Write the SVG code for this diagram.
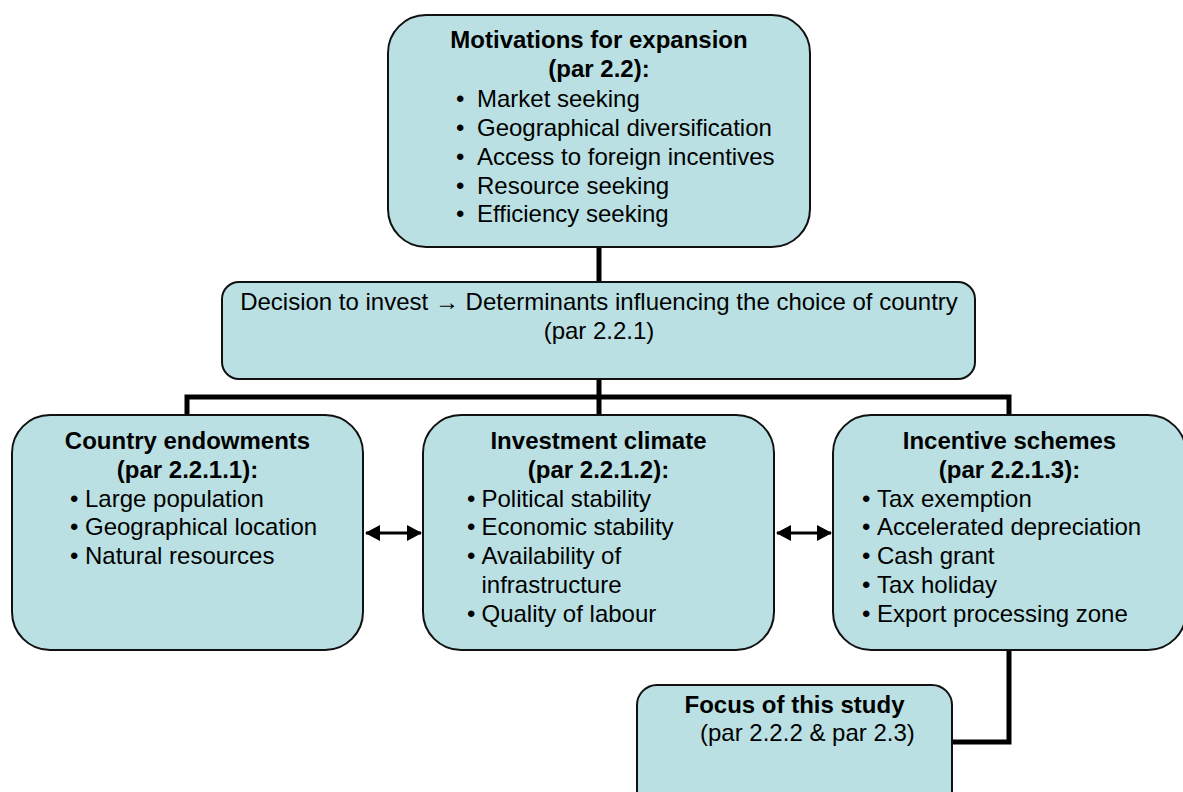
<svg xmlns="http://www.w3.org/2000/svg" width="1183" height="792" viewBox="0 0 1183 792">
  <style>
    .box { fill: #BAE0E3; stroke: #111; stroke-width: 2; }
    text { font-family: "Liberation Sans", Arial, sans-serif; font-size: 24px; fill: #000; }
    .b { font-weight: bold; }
    .c { text-anchor: middle; }
    .conn { fill: none; stroke: #000; stroke-width: 5; stroke-linecap: butt; stroke-linejoin: miter; }
    .arr { stroke: #000; stroke-width: 3; }
  </style>
  <defs>
    <marker id="ah" markerUnits="userSpaceOnUse" markerWidth="16" markerHeight="16" refX="14" refY="8" orient="auto-start-reverse">
      <path d="M0,0 L15,8 L0,16 Z" fill="#000"/>
    </marker>
  </defs>
  <rect width="1183" height="792" fill="#fff"/>

  <g id="connectors">
    <path class="conn" d="M599,246 V283"/>
    <path class="conn" d="M599,378 V416"/>
    <path class="conn" d="M187,416 V397 H1009 V416"/>
    <path class="conn" d="M1009,649 V742 H951"/>
    <line class="arr" x1="366" y1="533" x2="421" y2="533" marker-start="url(#ah)" marker-end="url(#ah)"/>
    <line class="arr" x1="777" y1="533" x2="831" y2="533" marker-start="url(#ah)" marker-end="url(#ah)"/>
  </g>

  <g id="motivations">
    <rect class="box" x="388" y="15" width="422" height="232" rx="38" ry="38"/>
    <text class="b c" x="599" y="48">Motivations for expansion</text>
    <text class="b c" x="599" y="77">(par 2.2):</text>
    <text x="456" y="107">•</text><text x="477" y="107">Market seeking</text>
    <text x="456" y="136">•</text><text x="477" y="136">Geographical diversification</text>
    <text x="456" y="165">•</text><text x="477" y="165">Access to foreign incentives</text>
    <text x="456" y="193.5">•</text><text x="477" y="193.5">Resource seeking</text>
    <text x="456" y="222">•</text><text x="477" y="222">Efficiency seeking</text>
  </g>

  <g id="decision">
    <rect class="box" x="222" y="282" width="753" height="97" rx="17" ry="17"/>
    <text class="c" x="599" y="310">Decision to invest → Determinants influencing the choice of country</text>
    <text class="c" x="599" y="339">(par 2.2.1)</text>
  </g>

  <g id="country-endowments">
    <rect class="box" x="12" y="415" width="351" height="235" rx="38" ry="38"/>
    <text class="b c" x="187.5" y="449">Country endowments</text>
    <text class="b c" x="187.5" y="478">(par 2.2.1.1):</text>
    <text x="70" y="506.5">•</text><text x="85" y="506.5">Large population</text>
    <text x="70" y="535.3">•</text><text x="85" y="535.3">Geographical location</text>
    <text x="70" y="564">•</text><text x="85" y="564">Natural resources</text>
  </g>

  <g id="investment-climate">
    <rect class="box" x="423" y="415" width="351" height="235" rx="38" ry="38"/>
    <text class="b c" x="598.5" y="449">Investment climate</text>
    <text class="b c" x="598.5" y="478">(par 2.2.1.2):</text>
    <text x="467" y="506.5">•</text><text x="481.5" y="506.5">Political stability</text>
    <text x="467" y="535.3">•</text><text x="481.5" y="535.3">Economic stability</text>
    <text x="467" y="564">•</text><text x="481.5" y="564">Availability of</text>
    <text x="481.5" y="592.8">infrastructure</text>
    <text x="467" y="621.5">•</text><text x="481.5" y="621.5">Quality of labour</text>
  </g>

  <g id="incentive-schemes">
    <rect class="box" x="833" y="415" width="353" height="235" rx="38" ry="38"/>
    <text class="b c" x="1009.5" y="449">Incentive schemes</text>
    <text class="b c" x="1009.5" y="478">(par 2.2.1.3):</text>
    <text x="862" y="506.5">•</text><text x="877" y="506.5">Tax exemption</text>
    <text x="862" y="535.3">•</text><text x="877" y="535.3">Accelerated depreciation</text>
    <text x="862" y="564">•</text><text x="877" y="564">Cash grant</text>
    <text x="862" y="592.8">•</text><text x="877" y="592.8">Tax holiday</text>
    <text x="862" y="621.5">•</text><text x="877" y="621.5">Export processing zone</text>
  </g>

  <g id="focus">
    <rect class="box" x="637" y="685" width="315" height="125" rx="20" ry="20"/>
    <text class="b c" x="794.5" y="712.5">Focus of this study</text>
    <text x="700" y="741">(par 2.2.2 &amp; par 2.3)</text>
  </g>
</svg>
********************
[YOUR GOAL]: Restate the whole listing above exactly, except for its images.

[TASK OUTPUT]:
Write the SVG code for this diagram.
<svg xmlns="http://www.w3.org/2000/svg" width="1183" height="792" viewBox="0 0 1183 792">
  <style>
    .box { fill: #BAE0E3; stroke: #111; stroke-width: 2; }
    text { font-family: "Liberation Sans", Arial, sans-serif; font-size: 24px; fill: #000; }
    .b { font-weight: bold; }
    .c { text-anchor: middle; }
    .conn { fill: none; stroke: #000; stroke-width: 5; stroke-linecap: butt; stroke-linejoin: miter; }
    .arr { stroke: #000; stroke-width: 3; }
  </style>
  <defs>
    <marker id="ah" markerUnits="userSpaceOnUse" markerWidth="16" markerHeight="16" refX="14" refY="8" orient="auto-start-reverse">
      <path d="M0,0 L15,8 L0,16 Z" fill="#000"/>
    </marker>
  </defs>
  <rect width="1183" height="792" fill="#fff"/>

  <g id="connectors">
    <path class="conn" d="M599,246 V283"/>
    <path class="conn" d="M599,378 V416"/>
    <path class="conn" d="M187,416 V397 H1009 V416"/>
    <path class="conn" d="M1009,649 V742 H951"/>
    <line class="arr" x1="366" y1="533" x2="421" y2="533" marker-start="url(#ah)" marker-end="url(#ah)"/>
    <line class="arr" x1="777" y1="533" x2="831" y2="533" marker-start="url(#ah)" marker-end="url(#ah)"/>
  </g>

  <g id="motivations">
    <rect class="box" x="388" y="15" width="422" height="232" rx="38" ry="38"/>
    <text class="b c" x="599" y="48">Motivations for expansion</text>
    <text class="b c" x="599" y="77">(par 2.2):</text>
    <text x="456" y="107">•</text><text x="477" y="107">Market seeking</text>
    <text x="456" y="136">•</text><text x="477" y="136">Geographical diversification</text>
    <text x="456" y="165">•</text><text x="477" y="165">Access to foreign incentives</text>
    <text x="456" y="193.5">•</text><text x="477" y="193.5">Resource seeking</text>
    <text x="456" y="222">•</text><text x="477" y="222">Efficiency seeking</text>
  </g>

  <g id="decision">
    <rect class="box" x="222" y="282" width="753" height="97" rx="17" ry="17"/>
    <text class="c" x="599" y="310">Decision to invest → Determinants influencing the choice of country</text>
    <text class="c" x="599" y="339">(par 2.2.1)</text>
  </g>

  <g id="country-endowments">
    <rect class="box" x="12" y="415" width="351" height="235" rx="38" ry="38"/>
    <text class="b c" x="187.5" y="449">Country endowments</text>
    <text class="b c" x="187.5" y="478">(par 2.2.1.1):</text>
    <text x="70" y="506.5">•</text><text x="85" y="506.5">Large population</text>
    <text x="70" y="535.3">•</text><text x="85" y="535.3">Geographical location</text>
    <text x="70" y="564">•</text><text x="85" y="564">Natural resources</text>
  </g>

  <g id="investment-climate">
    <rect class="box" x="423" y="415" width="351" height="235" rx="38" ry="38"/>
    <text class="b c" x="598.5" y="449">Investment climate</text>
    <text class="b c" x="598.5" y="478">(par 2.2.1.2):</text>
    <text x="467" y="506.5">•</text><text x="481.5" y="506.5">Political stability</text>
    <text x="467" y="535.3">•</text><text x="481.5" y="535.3">Economic stability</text>
    <text x="467" y="564">•</text><text x="481.5" y="564">Availability of</text>
    <text x="481.5" y="592.8">infrastructure</text>
    <text x="467" y="621.5">•</text><text x="481.5" y="621.5">Quality of labour</text>
  </g>

  <g id="incentive-schemes">
    <rect class="box" x="833" y="415" width="353" height="235" rx="38" ry="38"/>
    <text class="b c" x="1009.5" y="449">Incentive schemes</text>
    <text class="b c" x="1009.5" y="478">(par 2.2.1.3):</text>
    <text x="862" y="506.5">•</text><text x="877" y="506.5">Tax exemption</text>
    <text x="862" y="535.3">•</text><text x="877" y="535.3">Accelerated depreciation</text>
    <text x="862" y="564">•</text><text x="877" y="564">Cash grant</text>
    <text x="862" y="592.8">•</text><text x="877" y="592.8">Tax holiday</text>
    <text x="862" y="621.5">•</text><text x="877" y="621.5">Export processing zone</text>
  </g>

  <g id="focus">
    <rect class="box" x="637" y="685" width="315" height="125" rx="20" ry="20"/>
    <text class="b c" x="794.5" y="712.5">Focus of this study</text>
    <text x="700" y="741">(par 2.2.2 &amp; par 2.3)</text>
  </g>
</svg>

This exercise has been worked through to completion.